BHP’s efforts to use modelling to reverse shale production declines suggests that only 36 percent of vertical frac height is effectively propped, and that BHP sees an opportunity to increase EUR by 20 to 60 percent higher with improved vertical coverage and frac conductivity. BHP has used the frac and Eclipse models to quantify the benefit of improved proppant placement, and currently is working on an alternative frac design.

Skaufel said BHP is seeing early encouraging results for its use of diversion techniques to improve stimulated rock volume and create a more uniform distribution across clusters. The company is using microseismic to examine production data to determine how to get more uniform distribution, and has experimented with shorter frac stages and fewer clusters to get higher rates.
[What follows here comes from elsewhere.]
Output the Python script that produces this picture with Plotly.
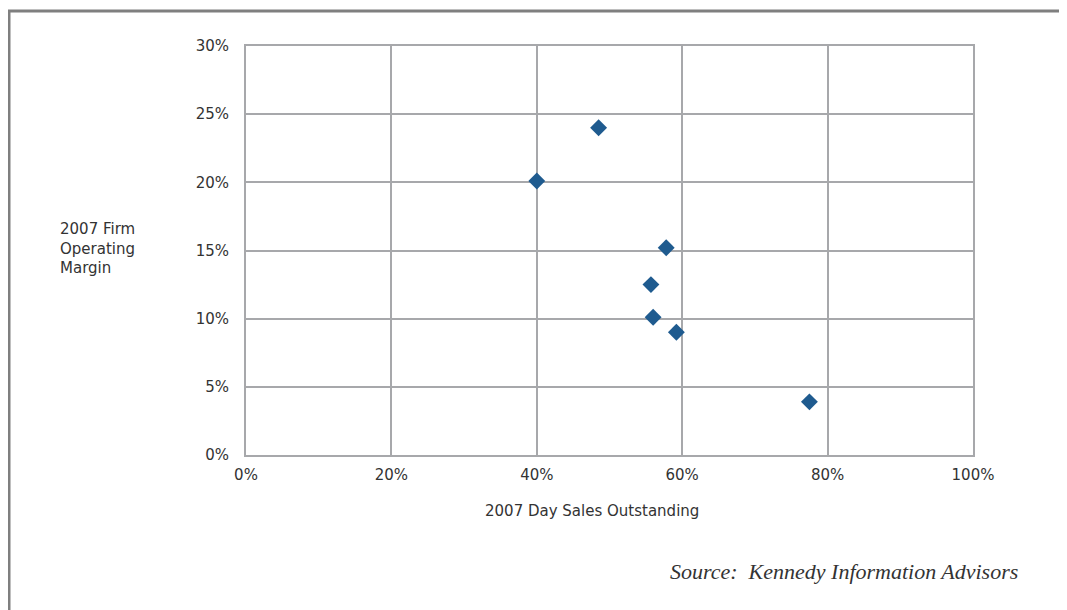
import plotly.graph_objects as go

dso = [48.5, 40.0, 57.8, 55.7, 56.0, 59.2, 77.5]
margin = [24.0, 20.1, 15.2, 12.5, 10.1, 9.0, 3.9]
x_ticks = [0, 20, 40, 60, 80, 100]
y_ticks = [0, 5, 10, 15, 20, 25, 30]

grid = "#a7a8ab"
fig = go.Figure()
fig.add_trace(go.Scatter(
    x=dso, y=margin, mode="markers",
    marker=dict(symbol="diamond", size=13, color="#1f5b8f", line=dict(width=0)),
    hoverinfo="x+y", showlegend=False,
))

font = dict(family="DejaVu Sans, sans-serif", size=15, color="#333333")
fig.update_layout(
    width=1067, height=602,
    margin=dict(l=238, r=102, t=38, b=155),
    paper_bgcolor="white", plot_bgcolor="white",
    font=font,
    xaxis=dict(range=[0, 100], tickvals=x_ticks, ticktext=[f"{v}%" for v in x_ticks],
               showgrid=True, gridcolor=grid, gridwidth=2, zeroline=False,
               showline=True, linecolor=grid, linewidth=2, mirror=True,
               ticks="", ticklabelstandoff=5, fixedrange=True),
    yaxis=dict(range=[0, 30], tickvals=y_ticks, ticktext=[f"{v}%" for v in y_ticks],
               showgrid=True, gridcolor=grid, gridwidth=2, zeroline=False,
               showline=True, linecolor=grid, linewidth=2, mirror=True,
               ticks="", ticklabelstandoff=12, fixedrange=True),
    shapes=[dict(type="rect", xref="paper", yref="paper",
                 x0=-0.326, x1=1.3, y0=-0.6, y1=1.0856,
                 line=dict(color="#7f7f7f", width=3), fillcolor="rgba(0,0,0,0)",
                 layer="below")],
    annotations=[
        dict(text="2007 Firm<br>Operating<br>Margin", xref="paper", yref="paper",
             x=-0.2586, y=0.504, xanchor="left", yanchor="middle", align="left",
             showarrow=False, font=font),
        dict(text="2007 Day Sales Outstanding", xref="paper", yref="paper",
             x=0.476, y=-0.137, xanchor="center", yanchor="middle",
             showarrow=False, font=font),
        dict(text="Source:  Kennedy Information Advisors", xref="paper", yref="paper",
             x=1.0646, y=-0.286, xanchor="right", yanchor="middle",
             showarrow=False,
             font=dict(family="Liberation Serif, Times New Roman, serif", size=22,
                       color="#333333", style="italic")),
    ],
)
fig.write_html("out.html")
Integration of decision-making for shale also is critical for success. While BHP’s shale asset division is not autonomous from BHP itself, the company is organized so that Skaufel runs the entire shale division.  The company has the flexibility of an independent with the financial backing of a large company.

“You can’t get bogged down in laborious approval processes for decision-making,” Skaufel said.  
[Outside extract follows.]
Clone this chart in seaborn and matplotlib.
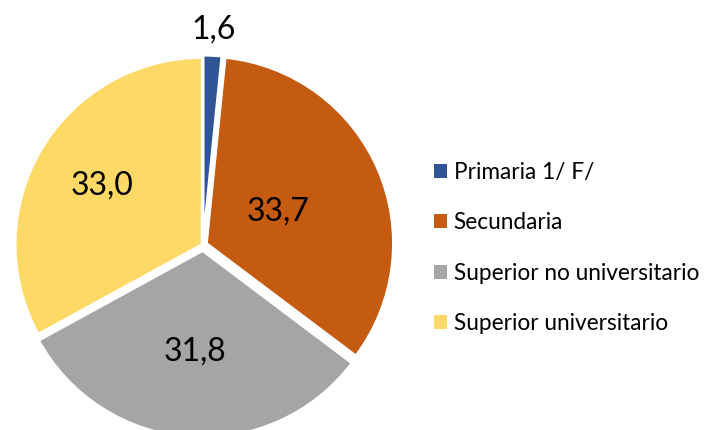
import numpy as np
import matplotlib
matplotlib.use("Agg")
import matplotlib.pyplot as plt
from matplotlib.patches import Patch
import seaborn as sns

categories = ["Primaria 1/ F/", "Secundaria", "Superior no universitario", "Superior universitario"]
values = [1.6, 33.7, 31.8, 33.0]
value_labels = ["1,6", "33,7", "31,8", "33,0"]
colors = ["#2F5597", "#C55A11", "#A5A5A5", "#FFD966"]

sns.set_theme(style="white")
plt.rcParams["font.family"] = ["Lato", "DejaVu Sans"]

fig = plt.figure(figsize=(7.12, 4.30), dpi=100)
ax = fig.add_axes([0, 0, 1, 1])

explode = [0.015, 0.02, 0.03, 0.005]
wedges, _ = ax.pie(values, colors=colors, startangle=90, counterclock=False,
                   explode=explode, radius=1,
                   wedgeprops=dict(edgecolor="white", linewidth=2))

# pie centre and radius in pixels
cx, cy, R = 203, 245, 187
ax.set_aspect("auto")
ax.set_xlim(-cx / R, (712 - cx) / R)
ax.set_ylim(-(430 - cy) / R, cy / R)
ax.axis("off")

# label distance per slice (Excel "best fit" placement)
label_r = [1.14, 0.42, 0.54, 0.62]
for w, txt, r, ex in zip(wedges, value_labels, label_r, explode):
    ang = np.deg2rad((w.theta1 + w.theta2) / 2)
    ax.text((r + ex) * np.cos(ang), (r + ex) * np.sin(ang), txt,
            ha="center", va="center", fontsize=23, color="black")

handles = [Patch(facecolor=c, edgecolor="none") for c in colors]
leg = fig.legend(handles, categories, loc="center left",
                 bbox_to_anchor=(414 / 712, 1 - 248 / 430), frameon=False,
                 fontsize=16.3, handlelength=0.55, handleheight=0.55,
                 handletextpad=0.3, labelspacing=1.3)
for t in leg.get_texts():
    t.set_color("black")

fig.savefig("out.png", dpi=100)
Given that investment is being made in numerous wells instead of one large offshore platform, approvals, assurances and technical standards have to look and feel different for onshore versus offshore.
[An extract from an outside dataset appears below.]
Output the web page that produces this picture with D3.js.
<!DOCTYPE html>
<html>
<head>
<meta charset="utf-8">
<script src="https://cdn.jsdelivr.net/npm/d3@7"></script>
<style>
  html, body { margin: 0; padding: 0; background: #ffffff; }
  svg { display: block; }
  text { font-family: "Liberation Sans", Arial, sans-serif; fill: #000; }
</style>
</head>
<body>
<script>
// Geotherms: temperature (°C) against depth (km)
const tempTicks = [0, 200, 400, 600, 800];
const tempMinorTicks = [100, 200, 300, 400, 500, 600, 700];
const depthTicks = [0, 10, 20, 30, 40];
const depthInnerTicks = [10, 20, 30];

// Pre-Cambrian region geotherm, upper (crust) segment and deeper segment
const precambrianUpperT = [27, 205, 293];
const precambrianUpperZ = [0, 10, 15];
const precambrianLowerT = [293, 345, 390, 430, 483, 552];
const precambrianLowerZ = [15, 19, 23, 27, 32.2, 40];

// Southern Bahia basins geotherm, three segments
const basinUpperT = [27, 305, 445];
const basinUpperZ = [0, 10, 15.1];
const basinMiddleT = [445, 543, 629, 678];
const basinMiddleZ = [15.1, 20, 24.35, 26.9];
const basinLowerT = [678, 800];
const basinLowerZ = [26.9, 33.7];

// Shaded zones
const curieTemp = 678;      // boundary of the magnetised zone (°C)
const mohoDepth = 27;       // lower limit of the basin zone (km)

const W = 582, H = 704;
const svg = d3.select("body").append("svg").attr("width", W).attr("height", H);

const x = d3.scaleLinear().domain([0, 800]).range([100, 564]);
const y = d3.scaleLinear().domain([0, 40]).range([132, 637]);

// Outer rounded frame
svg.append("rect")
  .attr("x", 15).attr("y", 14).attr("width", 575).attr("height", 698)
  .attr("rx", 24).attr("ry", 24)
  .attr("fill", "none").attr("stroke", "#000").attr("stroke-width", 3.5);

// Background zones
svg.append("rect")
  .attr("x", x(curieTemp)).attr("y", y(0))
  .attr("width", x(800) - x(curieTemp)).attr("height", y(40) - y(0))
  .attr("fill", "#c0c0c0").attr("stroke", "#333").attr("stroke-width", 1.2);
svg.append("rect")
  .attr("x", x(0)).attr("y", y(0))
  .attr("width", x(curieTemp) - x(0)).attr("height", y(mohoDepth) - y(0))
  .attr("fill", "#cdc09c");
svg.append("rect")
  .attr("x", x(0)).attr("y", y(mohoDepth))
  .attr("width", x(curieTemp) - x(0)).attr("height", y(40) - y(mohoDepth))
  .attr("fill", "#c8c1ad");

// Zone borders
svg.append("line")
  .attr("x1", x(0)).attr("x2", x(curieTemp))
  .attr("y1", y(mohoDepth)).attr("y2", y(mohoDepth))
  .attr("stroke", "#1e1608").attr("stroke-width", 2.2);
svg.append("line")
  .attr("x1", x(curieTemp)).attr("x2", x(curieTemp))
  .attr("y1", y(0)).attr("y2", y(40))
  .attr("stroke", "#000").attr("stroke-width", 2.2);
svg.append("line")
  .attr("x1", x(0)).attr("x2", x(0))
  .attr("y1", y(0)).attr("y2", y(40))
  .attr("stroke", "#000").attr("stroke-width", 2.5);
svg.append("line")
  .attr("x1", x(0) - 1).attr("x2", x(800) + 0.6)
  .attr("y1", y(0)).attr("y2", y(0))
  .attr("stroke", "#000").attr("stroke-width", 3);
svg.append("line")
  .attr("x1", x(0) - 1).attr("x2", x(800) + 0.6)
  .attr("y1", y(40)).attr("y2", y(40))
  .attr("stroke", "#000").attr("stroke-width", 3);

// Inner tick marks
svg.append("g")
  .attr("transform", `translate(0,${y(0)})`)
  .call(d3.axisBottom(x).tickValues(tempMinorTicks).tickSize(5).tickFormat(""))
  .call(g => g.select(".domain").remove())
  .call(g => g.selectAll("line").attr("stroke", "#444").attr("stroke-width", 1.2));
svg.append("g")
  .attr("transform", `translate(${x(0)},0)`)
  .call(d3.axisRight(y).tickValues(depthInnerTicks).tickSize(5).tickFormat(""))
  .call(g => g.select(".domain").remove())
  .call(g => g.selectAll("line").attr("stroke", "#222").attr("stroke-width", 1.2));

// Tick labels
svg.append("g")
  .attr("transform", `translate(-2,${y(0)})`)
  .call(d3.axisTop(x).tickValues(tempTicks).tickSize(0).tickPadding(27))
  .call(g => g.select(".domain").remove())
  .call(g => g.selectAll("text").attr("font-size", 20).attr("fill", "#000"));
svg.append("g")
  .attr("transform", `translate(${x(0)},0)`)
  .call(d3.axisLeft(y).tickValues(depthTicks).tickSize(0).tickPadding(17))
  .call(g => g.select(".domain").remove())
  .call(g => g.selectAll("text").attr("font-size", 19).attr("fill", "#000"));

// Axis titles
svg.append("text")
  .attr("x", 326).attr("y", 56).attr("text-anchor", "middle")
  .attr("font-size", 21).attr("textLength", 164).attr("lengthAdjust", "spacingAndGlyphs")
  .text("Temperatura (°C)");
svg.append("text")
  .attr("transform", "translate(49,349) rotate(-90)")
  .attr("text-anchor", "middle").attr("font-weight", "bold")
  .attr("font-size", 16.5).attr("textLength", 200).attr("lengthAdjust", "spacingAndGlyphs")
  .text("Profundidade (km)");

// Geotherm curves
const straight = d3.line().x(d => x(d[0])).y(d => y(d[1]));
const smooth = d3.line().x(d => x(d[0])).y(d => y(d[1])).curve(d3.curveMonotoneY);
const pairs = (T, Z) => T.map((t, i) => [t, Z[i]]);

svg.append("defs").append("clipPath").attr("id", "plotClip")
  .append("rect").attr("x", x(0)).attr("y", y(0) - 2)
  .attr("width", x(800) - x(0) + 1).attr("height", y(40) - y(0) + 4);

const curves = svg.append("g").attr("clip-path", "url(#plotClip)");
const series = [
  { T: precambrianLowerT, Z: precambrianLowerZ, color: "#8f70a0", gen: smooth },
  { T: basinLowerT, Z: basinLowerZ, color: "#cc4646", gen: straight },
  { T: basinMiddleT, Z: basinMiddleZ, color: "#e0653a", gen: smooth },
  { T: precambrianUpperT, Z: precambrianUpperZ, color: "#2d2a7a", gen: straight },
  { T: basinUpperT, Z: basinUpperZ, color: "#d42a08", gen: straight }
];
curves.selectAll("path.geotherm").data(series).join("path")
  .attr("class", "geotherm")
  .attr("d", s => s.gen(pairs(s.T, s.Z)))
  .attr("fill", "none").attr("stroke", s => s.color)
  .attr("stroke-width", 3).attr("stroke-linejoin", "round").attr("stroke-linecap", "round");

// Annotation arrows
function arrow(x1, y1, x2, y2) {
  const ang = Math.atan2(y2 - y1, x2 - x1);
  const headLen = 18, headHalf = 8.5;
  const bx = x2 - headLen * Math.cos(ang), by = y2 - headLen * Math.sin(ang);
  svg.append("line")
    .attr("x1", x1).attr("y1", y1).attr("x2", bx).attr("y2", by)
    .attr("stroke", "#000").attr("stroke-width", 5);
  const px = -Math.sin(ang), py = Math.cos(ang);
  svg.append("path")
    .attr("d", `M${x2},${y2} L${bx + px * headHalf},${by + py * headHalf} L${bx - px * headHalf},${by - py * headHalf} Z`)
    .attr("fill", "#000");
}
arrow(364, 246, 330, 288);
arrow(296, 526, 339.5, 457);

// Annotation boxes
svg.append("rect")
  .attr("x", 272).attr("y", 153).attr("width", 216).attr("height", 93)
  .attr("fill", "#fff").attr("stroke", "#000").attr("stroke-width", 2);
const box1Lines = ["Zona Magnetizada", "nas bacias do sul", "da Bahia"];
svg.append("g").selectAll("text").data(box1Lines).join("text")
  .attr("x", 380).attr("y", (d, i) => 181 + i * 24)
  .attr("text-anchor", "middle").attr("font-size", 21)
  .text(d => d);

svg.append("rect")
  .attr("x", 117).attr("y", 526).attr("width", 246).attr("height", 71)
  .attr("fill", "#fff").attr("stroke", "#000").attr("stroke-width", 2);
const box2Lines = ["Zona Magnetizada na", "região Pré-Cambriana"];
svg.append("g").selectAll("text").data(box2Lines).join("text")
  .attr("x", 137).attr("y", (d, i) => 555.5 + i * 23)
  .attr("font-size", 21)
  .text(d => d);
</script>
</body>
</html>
“You still need a return on investment for shareholders,” said Skaufel. “With money comes a lot of accountability. But you need autonomy; otherwise, you die.”

Skaufel credits BHP’s “rigorous” methodology with helping it organize its U.S. portfolio and deciding which assets it should focus its drilling efforts and which it should defer. For each operated well, the company calculates the optimum timing to deliver maximum value, using forward price projections and cost learning curves. Capital is then allocated basis based on this analysis, while accounting for acreage retention requirements; operational capability; competing non-operated opportunities, appraisal and land capture objectives, and capital availability.

“At one point in time, we were running 45 rigs in U.S. shale; today, we’re running 25, and drilling as many wells with 25 rigs as we did with 45,” Skaufel commented.

Over the past year, the company’s costs also have come down, now that it is taking time to analyze data and improve. BHP’s organizational capacity – and the finite technical resources available in Houston – also makes it difficult to operate at higher rates even with good investments. BHP’s shale division now employs over 2,000 people, the majority of whom were recruited externally over the past three years.

BHP will invest $4 billion a year in U.S. onshore shale plays through the end of the decade. The company, which holds 1.5 million net acres in North America, is one of the most active operators in North American shale plays, and is Schlumberger’s largest North American customer, said Skaufel.

BHP is primarily focused on shale liquids production, with 75 percent liquids growth year over year. The company’s current liquids production represents about a third of its 330,000 bopd U.S. onshore production; BHP will double liquids production by FY 2017. BHP’s gas production has declined due to its focus on liquids.

BHP is most active in South Texas’ Eagle Ford play, where 17 of the 25 rigs it has running in North America are operating. Approximately 75 percent of the company’s fiscal year 2014 onshore U.S. drilling activity is focused on the Eagle Ford. BHP has 14 rigs drilling and most of its technical work focused on its 58,000 net acre position in the Black Hawk portion of the Eagle Ford. The company is running three rigs at Hawkville, where it is focusing on the liquids window.

BHP also sees a significant production opportunity in the Permian Basin with lower well cost and higher recovery as the company has done at Black Hawk. Over the past three years, the company has been conducting an extensive appraisal program of its 450,000 net acre position for both vertical and horizontal drilling. BHP, which has assets in the Delaware and South Midland basins, has primarily been focused on Reeves and Loving counties in the Delaware, where BHP is progressing a 100,000 boepd development. In the coming fiscal year, the company will increase the rigs running in the basin this year from four to six, Skaufel said.

BHP is excited about what it’s doing in the Permian, and is constantly trying to hydrate the play, Skaufel commented.

The company is primarily focused on liquids right now, but Skaufel said the economics for its dry gas wells in the Haynesville shale plays are robust, even at current low U.S. gas prices. Skaufel said BHP is drilling the Haynesville to improve its technical understanding of the play before it pursues full sectional development. The company is focused on liquids production to optimize its capital. The company would do more in the Haynesville, but BHP’s shale division is capped at $4 billion organizationally for shale investment.

BHP is not operating any rigs in the Fayetteville, but is still investing $150 million for non-operated interests in Southwestern Energy’s wells, which are in the heart of the Fayetteville play. The United States’ potential role as a significant exporter of liquefied natural gas would put upward pressure on long-term U.S. gas prices has not changed the company’s thinking on delaying dry gas production, said Skaufel. Instead, the company will wait until gas pricing improves.

The company also will take a wait and see approach towards extending its Eagle Ford exploration and production efforts south of the border into Mexico. Skaufel said that BHP sees Mexico development happening at a slower than faster pace, and that the company has concerns over addressing security in possible operations in Mexico.

Safety remains BHP’s highest priority in the challenging U.S. onshore business and its relatively inexperienced workforce in oil and gas. Skaufel noted that partnering with the right contractors, including its partner Helmerich & Payne, is essential for improving and maintaining safety, given that contractors are performing the bulk of the field work. Skaufel said the company has had year on year improvement in its recordable injury rates.

“Safety is important when you’re working in people’s backyard,” Skaufel said.

Petroleum comprises 30 percent of BHP’s global asset portfolio, with iron ore and copper making up 50 and 20 percent of its asset.